Does Beauty in design perceive us to think that a product is easier to use?
“Aesthetic designs look easier to use and have a higher probability of being used, whether or not they actually are easier to use” (Lidwell, Holden, & Butler (2003)
We live in a society where first impressions play a large part in our long-term attitude to a product. As researchers Masaaki Kurosu and Kaori Kashimura found during a study of how people use computers at the Design Centre, Hitachi in Tokyo 1995. Designers should Make an effort not only to improve the inherent usability of a product but to also ensure that the the aesthetic aspect of the interface is appealing.
This is why Aesthetics are so important to consider when designing a subject.
According to Lidwell, Holden and Butler, unaesthetic designs create a more negative attitude as people tend to be less tolerant of design problems.
This negative relationship has been found to limit thinking and suppress creativity. While The positive relationship between a design and it’s user was found to promote creative thinking and problem solving.

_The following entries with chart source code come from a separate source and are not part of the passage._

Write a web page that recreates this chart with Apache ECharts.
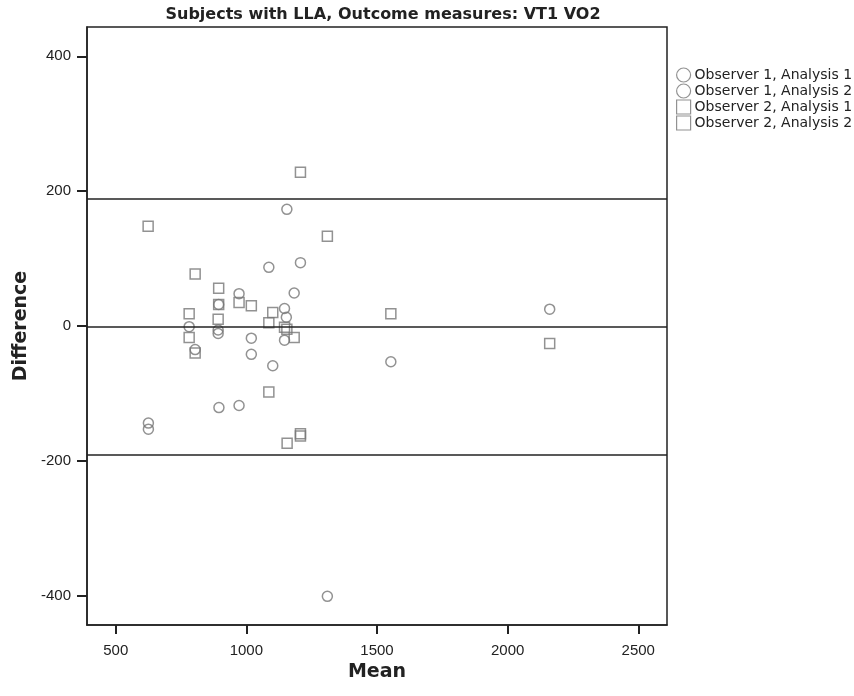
<!DOCTYPE html>
<html>
<head>
<meta charset="utf-8">
<script src="https://cdn.jsdelivr.net/npm/echarts@6/dist/echarts.min.js"></script>
<style>
html,body{margin:0;padding:0;background:#fff;}
#chart{width:854px;height:696px;}
</style>
</head>
<body>
<div id="chart"></div>
<script>
// ---- data ----
var seriesNames = ["Observer 1, Analysis 1", "Observer 1, Analysis 2", "Observer 2, Analysis 1", "Observer 2, Analysis 2"];

var o1a1Mean = [625, 781, 894, 892, 972, 1019, 1086, 1146, 1155, 1183, 1310, 1553];
var o1a1Diff = [-144, -1, 32, -6, 48, -18, 87, 26, 173, 49, -401, -53];

var o1a2Mean = [625, 804, 892, 895, 972, 1019, 1101, 1146, 1153, 1207, 2161];
var o1a2Diff = [-153, -35, -11, -121, -118, -42, -59, -21, 13, 94, 25];

var o2a1Mean = [624, 781, 804, 894, 972, 1019, 1086, 1146, 1183, 1207, 1310, 1553];
var o2a1Diff = [148, 18, 77, 56, 35, 30, 5, -2, -17, 228, 133, 18];

var o2a2Mean = [781, 804, 894, 892, 1101, 1086, 1155, 1156, 1207, 1207, 2161];
var o2a2Diff = [-17, -40, 32, 10, 20, -98, -5, -174, -160, -163, -26];

var refLines = [189, -1, -191];            // upper LoA, mean difference, lower LoA
var xTicks = [500, 1000, 1500, 2000, 2500];
var yTicks = [-400, -200, 0, 200, 400];

function pairs(xs, ys) { return xs.map(function (x, i) { return [x, ys[i]]; }); }

var chart = echarts.init(document.getElementById('chart'), null, { renderer: 'canvas' });
var FONT = 'DejaVu Sans, Liberation Sans, Arial, sans-serif';
var TICKFONT = 'Liberation Sans, Arial, Helvetica, sans-serif';
var markerStyle = { color: 'rgba(0,0,0,0)', borderColor: '#777777', borderWidth: 1.5 };

function mkSeries(name, symbol, xs, ys) {
  return {
    name: name, type: 'scatter', symbol: symbol, symbolSize: 10,
    data: pairs(xs, ys), itemStyle: markerStyle, z: 3,
    emphasis: { disabled: true }
  };
}

var series = [
  mkSeries(seriesNames[0], 'circle', o1a1Mean, o1a1Diff),
  mkSeries(seriesNames[1], 'circle', o1a2Mean, o1a2Diff),
  mkSeries(seriesNames[2], 'rect', o2a1Mean, o2a1Diff),
  mkSeries(seriesNames[3], 'rect', o2a2Mean, o2a2Diff)
];
series[0].markLine = {
  silent: true, symbol: ['none', 'none'], animation: false,
  label: { show: false },
  lineStyle: { color: '#222', width: 1.5, type: 'solid' },
  data: refLines.map(function (v) { return { yAxis: v }; })
};

function plain(v) { return String(v); }

chart.setOption({
  animation: false,
  backgroundColor: '#fff',
  textStyle: { fontFamily: FONT },
  title: {
    text: 'Subjects with LLA, Outcome measures: VT1 VO2',
    left: 378, top: 2, textAlign: 'center',
    textStyle: { fontFamily: FONT, fontSize: 16, fontWeight: 'bold', color: '#222' }
  },
  legend: {
    orient: 'vertical', left: 676, top: 67, itemGap: 0, padding: 0,
    itemWidth: 14, itemHeight: 14,
    data: seriesNames.map(function (n) { return { name: n }; }),
    itemStyle: { borderWidth: 1.2 },
    textStyle: { fontFamily: FONT, fontSize: 14, lineHeight: 16, color: '#222', padding: [0, 0, 0, -1] }
  },
  grid: {
    left: 87, right: 187, top: 27, bottom: 71,
    outerBoundsMode: 'none', containLabel: false,
    show: true, borderColor: '#222', borderWidth: 1.5, backgroundColor: 'transparent'
  },
  xAxis: {
    type: 'value', min: 390, max: 2610,
    name: 'Mean', nameLocation: 'middle', nameGap: 32,
    nameTextStyle: { fontFamily: FONT, fontSize: 19, fontWeight: 'bold', color: '#222' },
    axisLine: { show: true, onZero: false, lineStyle: { color: '#222', width: 1.5 } },
    axisTick: { show: true, length: 9, lineStyle: { color: '#222', width: 2 }, customValues: xTicks },
    axisLabel: { color: '#222', fontFamily: TICKFONT, fontSize: 15, margin: 18, customValues: xTicks, formatter: plain },
    splitLine: { show: false }
  },
  yAxis: {
    type: 'value', min: -443.5, max: 443.5,
    name: 'Difference', nameLocation: 'middle', nameGap: 56,
    nameTextStyle: { fontFamily: FONT, fontSize: 19, fontWeight: 'bold', color: '#222' },
    axisLine: { show: true, onZero: false, lineStyle: { color: '#222', width: 1.5 } },
    axisTick: { show: true, length: 10, lineStyle: { color: '#222', width: 2 }, customValues: yTicks },
    axisLabel: { color: '#222', fontFamily: TICKFONT, fontSize: 15, margin: 16, customValues: yTicks, formatter: plain },
    splitLine: { show: false }
  },
  series: series
});
</script>
</body>
</html>
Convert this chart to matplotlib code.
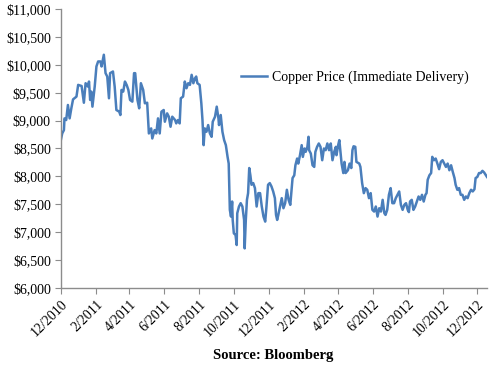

“Such personal and positive relationships with a design evoke feelings of affection, loyalty, and patience.” (Lidwell, Holden & Butler 2003)
Most of us use the internet on a daily basis, if not multiple times in a day, design aesthetics are largely responsible for how we navigate through a website. This is centered around having a Balanced Website Design (BWD). “There are three components that need to be considered carefully and comprehensively – aesthetics, usability and purpose” (Lawrence & Tavakol, 2007)
These are all elements which play a very important role in the long-term usability and success of any design. It is essential that we strive to achieve this positive relationship between our design and it’s user to help alleviate further fatigue and reduction in cognitive performance, already apparent through stress caused in our everyday lives.
Kurosu,M., & Kashimura, K. (1995). “Apparent Usability vs. Inherent Usability.” Conference Companion: 292-293.
Lawrence, D., & Tavakol, S. (2007). Balanced website design: Optimising aesthetics, usability and purpose. London: Springer.
Lidwell, W., Holden, K., & Butler, J. (2003). Aesthetic-Usability Effect. In Universal Principles of Design (pp.18-19). Massachusetts: Rockport.